*Task to carry out*. Each line from the start of the entries through the line that contains "from matplotlib.ticker import MultipleLocator" should be output exactly, please.

[Code that draws figures]
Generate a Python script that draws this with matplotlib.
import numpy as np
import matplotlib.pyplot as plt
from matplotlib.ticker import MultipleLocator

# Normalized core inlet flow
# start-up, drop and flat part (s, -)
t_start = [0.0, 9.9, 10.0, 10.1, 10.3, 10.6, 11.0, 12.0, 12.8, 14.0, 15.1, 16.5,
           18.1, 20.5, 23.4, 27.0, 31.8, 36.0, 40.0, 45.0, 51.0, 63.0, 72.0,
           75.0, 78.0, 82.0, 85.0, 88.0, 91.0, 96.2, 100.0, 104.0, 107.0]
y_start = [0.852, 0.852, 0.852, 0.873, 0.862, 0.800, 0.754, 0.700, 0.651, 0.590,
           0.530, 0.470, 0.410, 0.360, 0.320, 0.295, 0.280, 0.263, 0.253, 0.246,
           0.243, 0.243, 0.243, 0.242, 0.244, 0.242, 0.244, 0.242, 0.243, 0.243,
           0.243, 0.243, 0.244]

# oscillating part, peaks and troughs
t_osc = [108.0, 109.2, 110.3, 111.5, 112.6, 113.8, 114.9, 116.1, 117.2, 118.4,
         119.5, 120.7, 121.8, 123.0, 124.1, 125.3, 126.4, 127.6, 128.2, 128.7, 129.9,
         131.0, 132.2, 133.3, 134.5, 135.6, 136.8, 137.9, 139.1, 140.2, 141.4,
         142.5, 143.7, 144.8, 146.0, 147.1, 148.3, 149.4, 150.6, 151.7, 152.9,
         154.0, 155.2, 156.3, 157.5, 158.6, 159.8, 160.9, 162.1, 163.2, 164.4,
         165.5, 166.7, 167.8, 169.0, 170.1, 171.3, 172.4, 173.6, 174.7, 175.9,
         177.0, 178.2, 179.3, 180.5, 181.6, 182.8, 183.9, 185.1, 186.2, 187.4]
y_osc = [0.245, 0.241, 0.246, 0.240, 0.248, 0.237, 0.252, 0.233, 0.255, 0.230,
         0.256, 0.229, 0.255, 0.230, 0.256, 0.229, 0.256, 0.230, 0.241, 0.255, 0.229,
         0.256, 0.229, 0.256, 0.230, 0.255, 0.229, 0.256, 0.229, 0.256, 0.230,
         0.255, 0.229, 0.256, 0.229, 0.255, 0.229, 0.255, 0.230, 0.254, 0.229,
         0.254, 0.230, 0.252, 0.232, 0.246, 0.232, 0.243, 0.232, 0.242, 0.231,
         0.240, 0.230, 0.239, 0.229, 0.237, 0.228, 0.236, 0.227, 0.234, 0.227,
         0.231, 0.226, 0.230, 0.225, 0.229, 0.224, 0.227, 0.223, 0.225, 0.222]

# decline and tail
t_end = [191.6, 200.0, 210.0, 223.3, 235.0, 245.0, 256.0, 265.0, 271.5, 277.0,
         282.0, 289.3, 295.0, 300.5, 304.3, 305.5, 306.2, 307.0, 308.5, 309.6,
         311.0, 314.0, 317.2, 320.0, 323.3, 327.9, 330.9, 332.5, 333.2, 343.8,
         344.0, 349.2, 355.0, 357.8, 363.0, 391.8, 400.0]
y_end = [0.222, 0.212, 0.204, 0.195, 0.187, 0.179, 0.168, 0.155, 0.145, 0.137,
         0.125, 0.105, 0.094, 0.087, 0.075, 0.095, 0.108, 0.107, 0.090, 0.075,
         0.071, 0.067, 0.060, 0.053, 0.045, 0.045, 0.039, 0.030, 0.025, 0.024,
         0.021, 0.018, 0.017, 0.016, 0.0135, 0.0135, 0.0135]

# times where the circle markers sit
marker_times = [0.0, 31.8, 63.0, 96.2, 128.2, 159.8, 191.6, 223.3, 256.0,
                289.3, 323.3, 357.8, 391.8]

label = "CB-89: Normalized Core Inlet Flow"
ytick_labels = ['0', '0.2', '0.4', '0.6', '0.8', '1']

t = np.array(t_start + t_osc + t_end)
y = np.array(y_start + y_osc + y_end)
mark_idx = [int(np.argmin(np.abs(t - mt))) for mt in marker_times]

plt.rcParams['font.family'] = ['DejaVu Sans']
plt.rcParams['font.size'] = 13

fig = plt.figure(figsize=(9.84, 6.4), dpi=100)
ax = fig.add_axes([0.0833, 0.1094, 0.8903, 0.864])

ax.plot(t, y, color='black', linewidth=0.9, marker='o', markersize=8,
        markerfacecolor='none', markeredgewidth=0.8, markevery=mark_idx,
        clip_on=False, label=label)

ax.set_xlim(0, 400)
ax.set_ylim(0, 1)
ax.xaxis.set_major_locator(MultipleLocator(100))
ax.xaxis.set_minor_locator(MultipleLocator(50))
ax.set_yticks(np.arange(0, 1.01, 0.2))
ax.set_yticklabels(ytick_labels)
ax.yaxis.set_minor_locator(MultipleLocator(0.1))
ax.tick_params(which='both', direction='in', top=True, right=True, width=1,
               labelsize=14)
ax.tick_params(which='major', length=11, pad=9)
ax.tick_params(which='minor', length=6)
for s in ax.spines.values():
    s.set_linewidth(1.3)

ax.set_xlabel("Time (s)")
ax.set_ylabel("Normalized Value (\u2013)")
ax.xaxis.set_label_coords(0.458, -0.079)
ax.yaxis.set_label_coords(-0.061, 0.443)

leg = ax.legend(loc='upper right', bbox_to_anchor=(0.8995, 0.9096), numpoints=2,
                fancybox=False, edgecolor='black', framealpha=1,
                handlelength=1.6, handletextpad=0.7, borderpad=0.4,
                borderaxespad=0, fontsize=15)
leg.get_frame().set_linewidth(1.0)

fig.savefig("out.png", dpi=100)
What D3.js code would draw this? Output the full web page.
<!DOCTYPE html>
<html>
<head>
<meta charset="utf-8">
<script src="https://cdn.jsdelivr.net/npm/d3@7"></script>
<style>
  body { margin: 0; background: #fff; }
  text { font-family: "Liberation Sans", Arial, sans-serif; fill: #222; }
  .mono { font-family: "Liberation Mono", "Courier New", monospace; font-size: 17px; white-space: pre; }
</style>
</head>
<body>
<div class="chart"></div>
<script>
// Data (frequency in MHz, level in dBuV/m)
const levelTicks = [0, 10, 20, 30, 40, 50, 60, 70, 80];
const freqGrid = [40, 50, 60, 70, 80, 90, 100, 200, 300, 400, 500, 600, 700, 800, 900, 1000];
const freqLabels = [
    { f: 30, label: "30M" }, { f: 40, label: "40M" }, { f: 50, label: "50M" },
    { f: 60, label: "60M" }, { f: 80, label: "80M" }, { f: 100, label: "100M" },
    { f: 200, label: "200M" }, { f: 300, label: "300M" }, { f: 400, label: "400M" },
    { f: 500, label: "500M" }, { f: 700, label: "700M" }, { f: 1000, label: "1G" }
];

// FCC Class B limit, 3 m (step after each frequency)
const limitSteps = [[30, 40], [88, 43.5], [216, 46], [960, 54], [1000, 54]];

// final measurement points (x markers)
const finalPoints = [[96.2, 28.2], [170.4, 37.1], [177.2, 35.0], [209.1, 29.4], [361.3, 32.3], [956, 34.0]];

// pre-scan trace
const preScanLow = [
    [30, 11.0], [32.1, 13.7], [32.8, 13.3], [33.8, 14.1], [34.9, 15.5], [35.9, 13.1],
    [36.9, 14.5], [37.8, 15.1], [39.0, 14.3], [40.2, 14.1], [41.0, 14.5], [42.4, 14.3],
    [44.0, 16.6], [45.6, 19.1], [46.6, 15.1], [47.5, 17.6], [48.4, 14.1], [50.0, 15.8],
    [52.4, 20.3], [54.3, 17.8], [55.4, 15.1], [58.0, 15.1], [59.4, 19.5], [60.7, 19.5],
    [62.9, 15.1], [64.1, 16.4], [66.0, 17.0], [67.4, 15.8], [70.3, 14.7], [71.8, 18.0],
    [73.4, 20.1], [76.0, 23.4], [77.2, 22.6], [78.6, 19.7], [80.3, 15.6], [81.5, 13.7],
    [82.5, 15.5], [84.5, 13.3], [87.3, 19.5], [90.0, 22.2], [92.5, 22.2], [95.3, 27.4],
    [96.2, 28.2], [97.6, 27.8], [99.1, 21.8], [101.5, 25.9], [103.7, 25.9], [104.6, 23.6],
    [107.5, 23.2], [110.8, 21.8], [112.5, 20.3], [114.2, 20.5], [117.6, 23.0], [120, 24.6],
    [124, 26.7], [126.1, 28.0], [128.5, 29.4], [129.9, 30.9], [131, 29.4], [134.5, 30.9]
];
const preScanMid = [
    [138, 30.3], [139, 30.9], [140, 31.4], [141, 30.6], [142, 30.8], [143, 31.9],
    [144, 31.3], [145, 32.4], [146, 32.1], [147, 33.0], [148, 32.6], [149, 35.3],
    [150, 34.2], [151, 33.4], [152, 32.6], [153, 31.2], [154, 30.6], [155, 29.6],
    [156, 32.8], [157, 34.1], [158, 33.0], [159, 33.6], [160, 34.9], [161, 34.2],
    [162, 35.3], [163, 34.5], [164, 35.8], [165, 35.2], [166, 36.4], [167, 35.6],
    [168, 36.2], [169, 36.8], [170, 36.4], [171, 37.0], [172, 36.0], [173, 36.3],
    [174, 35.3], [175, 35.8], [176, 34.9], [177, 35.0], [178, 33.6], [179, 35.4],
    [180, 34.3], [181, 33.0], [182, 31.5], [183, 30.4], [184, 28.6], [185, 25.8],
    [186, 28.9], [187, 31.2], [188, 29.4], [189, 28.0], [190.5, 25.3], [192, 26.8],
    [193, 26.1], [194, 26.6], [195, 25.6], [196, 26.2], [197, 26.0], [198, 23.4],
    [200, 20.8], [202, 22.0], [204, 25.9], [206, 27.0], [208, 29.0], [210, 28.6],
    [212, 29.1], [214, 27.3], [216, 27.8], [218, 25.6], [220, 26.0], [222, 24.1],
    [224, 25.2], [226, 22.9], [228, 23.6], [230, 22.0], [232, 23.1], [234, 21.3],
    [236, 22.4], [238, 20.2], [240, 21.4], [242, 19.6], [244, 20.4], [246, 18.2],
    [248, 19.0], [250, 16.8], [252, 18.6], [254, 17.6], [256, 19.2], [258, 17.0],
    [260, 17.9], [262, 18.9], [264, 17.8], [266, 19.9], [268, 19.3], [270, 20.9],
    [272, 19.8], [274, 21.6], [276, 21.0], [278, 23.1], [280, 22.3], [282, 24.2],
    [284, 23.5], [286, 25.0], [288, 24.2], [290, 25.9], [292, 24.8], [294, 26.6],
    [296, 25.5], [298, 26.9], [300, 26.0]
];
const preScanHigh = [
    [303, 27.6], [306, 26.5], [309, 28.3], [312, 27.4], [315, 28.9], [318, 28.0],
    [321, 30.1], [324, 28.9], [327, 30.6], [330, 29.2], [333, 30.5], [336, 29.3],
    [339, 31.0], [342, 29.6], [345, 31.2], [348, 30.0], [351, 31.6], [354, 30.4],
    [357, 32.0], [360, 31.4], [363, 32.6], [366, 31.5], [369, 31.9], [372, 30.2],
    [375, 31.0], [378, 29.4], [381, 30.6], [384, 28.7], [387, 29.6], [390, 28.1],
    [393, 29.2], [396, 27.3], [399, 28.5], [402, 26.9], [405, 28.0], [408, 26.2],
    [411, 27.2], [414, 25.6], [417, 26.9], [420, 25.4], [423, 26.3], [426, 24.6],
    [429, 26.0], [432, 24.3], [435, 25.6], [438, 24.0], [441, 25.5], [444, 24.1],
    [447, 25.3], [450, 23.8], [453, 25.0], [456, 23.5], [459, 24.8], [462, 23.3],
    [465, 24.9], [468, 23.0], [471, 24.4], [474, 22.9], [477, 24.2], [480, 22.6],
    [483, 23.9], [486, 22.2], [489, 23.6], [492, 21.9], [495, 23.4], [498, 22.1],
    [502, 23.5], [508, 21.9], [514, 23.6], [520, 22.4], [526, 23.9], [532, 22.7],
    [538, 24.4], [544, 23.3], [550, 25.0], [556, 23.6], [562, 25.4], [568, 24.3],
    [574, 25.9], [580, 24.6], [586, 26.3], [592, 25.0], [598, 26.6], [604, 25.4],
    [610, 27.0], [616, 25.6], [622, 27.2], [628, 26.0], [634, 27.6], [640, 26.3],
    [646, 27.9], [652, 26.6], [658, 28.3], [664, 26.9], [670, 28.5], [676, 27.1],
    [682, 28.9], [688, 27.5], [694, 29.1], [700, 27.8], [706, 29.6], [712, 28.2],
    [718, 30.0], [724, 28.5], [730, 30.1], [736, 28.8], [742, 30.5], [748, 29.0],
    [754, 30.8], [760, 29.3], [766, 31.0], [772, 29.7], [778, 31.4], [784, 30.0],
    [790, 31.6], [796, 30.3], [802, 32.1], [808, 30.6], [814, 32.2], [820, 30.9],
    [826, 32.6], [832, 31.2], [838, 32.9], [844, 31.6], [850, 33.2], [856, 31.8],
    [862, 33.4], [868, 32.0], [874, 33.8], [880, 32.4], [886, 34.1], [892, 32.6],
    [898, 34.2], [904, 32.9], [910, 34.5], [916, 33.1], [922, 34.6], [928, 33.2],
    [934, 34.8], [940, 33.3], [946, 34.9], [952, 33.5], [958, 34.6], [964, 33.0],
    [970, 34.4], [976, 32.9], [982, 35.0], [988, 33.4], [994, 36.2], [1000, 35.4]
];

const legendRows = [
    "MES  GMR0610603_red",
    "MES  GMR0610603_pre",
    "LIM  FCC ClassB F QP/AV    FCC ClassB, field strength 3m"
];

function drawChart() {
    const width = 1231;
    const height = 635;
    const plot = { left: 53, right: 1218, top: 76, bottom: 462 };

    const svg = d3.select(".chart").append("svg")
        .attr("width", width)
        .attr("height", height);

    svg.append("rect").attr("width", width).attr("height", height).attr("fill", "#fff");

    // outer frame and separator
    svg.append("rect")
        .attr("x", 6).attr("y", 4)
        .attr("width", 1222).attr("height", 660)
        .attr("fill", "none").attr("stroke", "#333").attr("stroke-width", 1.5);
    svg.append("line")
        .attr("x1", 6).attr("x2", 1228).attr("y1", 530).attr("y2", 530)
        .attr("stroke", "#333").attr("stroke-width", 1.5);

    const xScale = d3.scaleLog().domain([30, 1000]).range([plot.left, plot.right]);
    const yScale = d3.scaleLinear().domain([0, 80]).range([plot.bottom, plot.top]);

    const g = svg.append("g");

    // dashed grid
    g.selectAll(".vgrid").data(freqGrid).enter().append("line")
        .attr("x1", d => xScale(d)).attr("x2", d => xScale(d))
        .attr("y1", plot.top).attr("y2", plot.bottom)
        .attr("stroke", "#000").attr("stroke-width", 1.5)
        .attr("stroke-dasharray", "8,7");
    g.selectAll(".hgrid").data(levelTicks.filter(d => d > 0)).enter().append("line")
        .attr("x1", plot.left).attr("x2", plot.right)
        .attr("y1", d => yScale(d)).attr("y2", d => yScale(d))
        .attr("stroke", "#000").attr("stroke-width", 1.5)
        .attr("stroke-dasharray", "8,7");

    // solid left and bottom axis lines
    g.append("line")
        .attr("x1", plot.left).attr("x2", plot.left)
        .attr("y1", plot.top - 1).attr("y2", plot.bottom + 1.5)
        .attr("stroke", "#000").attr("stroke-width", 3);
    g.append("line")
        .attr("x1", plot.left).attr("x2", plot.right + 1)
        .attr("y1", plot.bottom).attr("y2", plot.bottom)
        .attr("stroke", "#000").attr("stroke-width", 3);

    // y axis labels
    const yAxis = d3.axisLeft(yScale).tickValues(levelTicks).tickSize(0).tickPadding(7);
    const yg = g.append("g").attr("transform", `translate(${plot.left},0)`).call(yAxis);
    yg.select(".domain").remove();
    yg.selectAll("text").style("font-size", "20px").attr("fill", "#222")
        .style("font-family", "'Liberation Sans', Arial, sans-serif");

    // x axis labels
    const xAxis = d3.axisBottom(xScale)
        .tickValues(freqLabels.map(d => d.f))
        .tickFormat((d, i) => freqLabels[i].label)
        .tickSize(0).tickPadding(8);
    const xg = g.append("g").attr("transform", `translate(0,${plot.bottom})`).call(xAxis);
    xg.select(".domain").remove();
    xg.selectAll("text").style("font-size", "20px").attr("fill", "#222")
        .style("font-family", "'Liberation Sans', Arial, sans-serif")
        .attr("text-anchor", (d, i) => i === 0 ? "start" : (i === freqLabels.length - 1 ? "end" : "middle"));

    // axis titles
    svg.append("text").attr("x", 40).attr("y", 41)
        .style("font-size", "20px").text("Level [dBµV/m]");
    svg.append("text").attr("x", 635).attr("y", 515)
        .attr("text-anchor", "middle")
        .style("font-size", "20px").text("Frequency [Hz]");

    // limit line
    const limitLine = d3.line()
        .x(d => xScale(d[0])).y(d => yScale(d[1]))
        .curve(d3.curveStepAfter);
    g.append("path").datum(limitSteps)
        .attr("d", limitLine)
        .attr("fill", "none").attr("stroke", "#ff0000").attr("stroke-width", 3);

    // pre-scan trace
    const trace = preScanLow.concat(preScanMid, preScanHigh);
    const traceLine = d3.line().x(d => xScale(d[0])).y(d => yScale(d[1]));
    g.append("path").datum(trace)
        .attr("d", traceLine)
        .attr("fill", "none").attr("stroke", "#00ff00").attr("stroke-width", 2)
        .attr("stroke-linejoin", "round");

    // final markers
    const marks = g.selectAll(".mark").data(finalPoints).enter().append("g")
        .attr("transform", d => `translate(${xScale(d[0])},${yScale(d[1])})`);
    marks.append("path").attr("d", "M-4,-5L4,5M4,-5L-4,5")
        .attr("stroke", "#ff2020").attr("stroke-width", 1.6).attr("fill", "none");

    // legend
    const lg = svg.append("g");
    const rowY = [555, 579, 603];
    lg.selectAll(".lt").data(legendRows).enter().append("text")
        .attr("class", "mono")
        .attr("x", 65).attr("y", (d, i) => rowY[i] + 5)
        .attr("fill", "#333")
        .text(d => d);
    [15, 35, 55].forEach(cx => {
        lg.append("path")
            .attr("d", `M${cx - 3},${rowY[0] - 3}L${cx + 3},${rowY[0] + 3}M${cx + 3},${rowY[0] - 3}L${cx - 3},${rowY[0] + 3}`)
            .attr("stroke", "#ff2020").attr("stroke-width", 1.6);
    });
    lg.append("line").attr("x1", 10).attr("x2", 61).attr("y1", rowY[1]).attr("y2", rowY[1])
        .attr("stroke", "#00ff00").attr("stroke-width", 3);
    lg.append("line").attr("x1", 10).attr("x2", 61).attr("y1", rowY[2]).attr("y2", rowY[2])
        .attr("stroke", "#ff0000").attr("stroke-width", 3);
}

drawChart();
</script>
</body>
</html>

*Answer to this task*.
Generate a Python script that draws this with matplotlib.
import numpy as np
import matplotlib.pyplot as plt
from matplotlib.ticker import MultipleLocator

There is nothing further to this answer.